Brioni and Brunello Cucinelli FW19 collections Courtesy of Brioni and Brunello Cucinelli

In my job I regularly meet some of the most stylish men in the world. And while they might dress very differently, the thing that unites them is their ability to mix styles successfully. They’ve mastered the basics of dressing well, and now they play around with aplomb.

This is impressive because it’s hard to do. Most sneakers look terrible with suits. Most T-shirts look out of place under a blazer. My recommendation to any man would be to avoid such experiments because, frankly, the chances are you’ll end up looking like a teenager or a fashion victim.

But there’s one area that is substantially easier than any other, that enables a tailored man to gently subvert the stuffy assumptions of suiting without looking like he has dressed in the dark. And that is casual outerwear.

For example, in the winter, exchange that double-breasted navy overcoat for a chunky-toggled duffle coat in the same color. It’s practical, it’s classic, but it’s definitely more relaxed and unexpected than the more traditional alternative.

On a rainy fall day, perhaps switch that Burberry trench for a fishtail parka—preferably vintage, or a very good re-creation of a vintage piece (modern parkas have little character). The battered green cotton of the parka is not what the average maître d’ would expect to hang in the cloakroom. But if you wear it well, it instantly separates you from the pack in the bar or restaurant lobby. The suit underneath is suddenly not just a corporate uniform: It, like the coat, is a conscious style choice.

The reason this approach is easier than other unexpected combinations, I think, is that outerwear is still rooted in menswear traditions. The duffle coat would have been worn over a British military uniform, comprising a jacket, a shirt and trousers. Equally, the parka has a history in the American armed forces, worn over a uniform in Korea, though it also has a more modern antecedent, namely the English mods, who wore fishtail parkas over their mohair suits to protect them from their oily scooters.

Brunello Cucinelli FW19 Collection

Brunello Cucinelli FW19 Collection  Courtesy of Brunello Cucinelli

There’s nothing traditional or practical about wearing a T-shirt under a suit jacket. It just looks like a statement, nothing more. (And by the way, that tee/jacket combination looks good only on men with great physiques—and almost anything looks good on them.)
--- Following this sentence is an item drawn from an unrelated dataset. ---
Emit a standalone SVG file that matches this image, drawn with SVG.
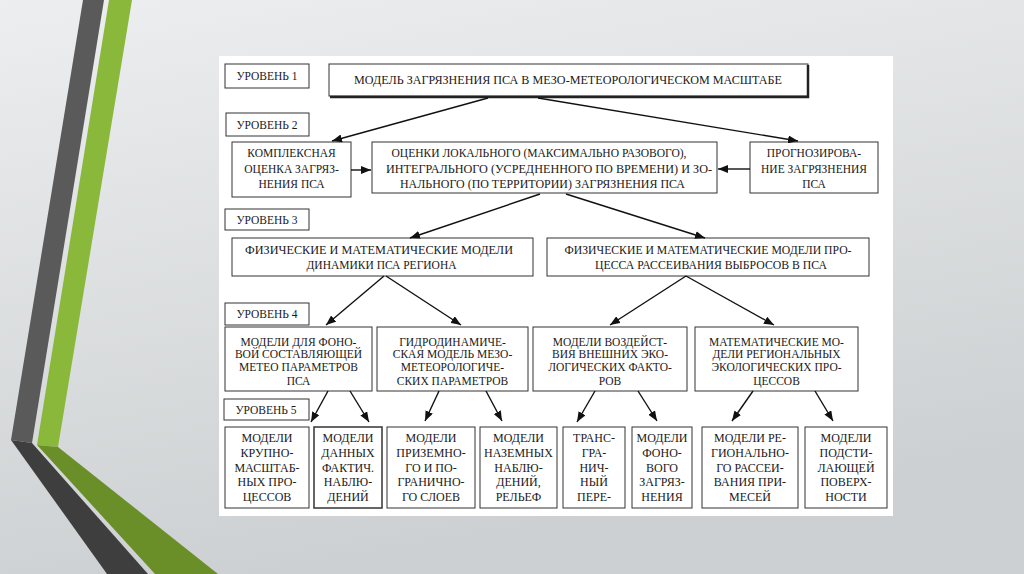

The high/low outerwear look is easier over a more casual suit, or a sports jacket and pants. My favorite combination is a tweed jacket, flannel trousers and a duffle coat: It’s tailored, but there’s nothing remotely old-fashioned or business-like about it.

A suit works, too—it’s just that the contrast is greater. Barbour jackets have become very popular in this vein. The waxed cloth ages quickly and attractively, plus it’s waterproof, a big bonus in outerwear.

A field jacket is also a possibility, the only risk being they are often shorter than the suit jacket underneath (so this might be worth trying if you’re a little on the short side yourself ). Vests are usually impractical because of their length. If the outerwear is five inches shorter than the innerwear, then it’s clearly not doing its job properly.

Finally, it hopefully goes without saying that this is not a blanket endorsement of any type of coat. Ski jackets and down-filled parkas are very different. They are sportswear. You may have to wear one in the winter through the sheer need to survive a blizzard, but it should not be a style choice. Go find an original duffle from Gloverall or Invertère instead. Or ask your personal shopper to scout vintage stores for just the right parka. It’s the M-51 you want, ideally with the original liner. You—and others—will notice the difference.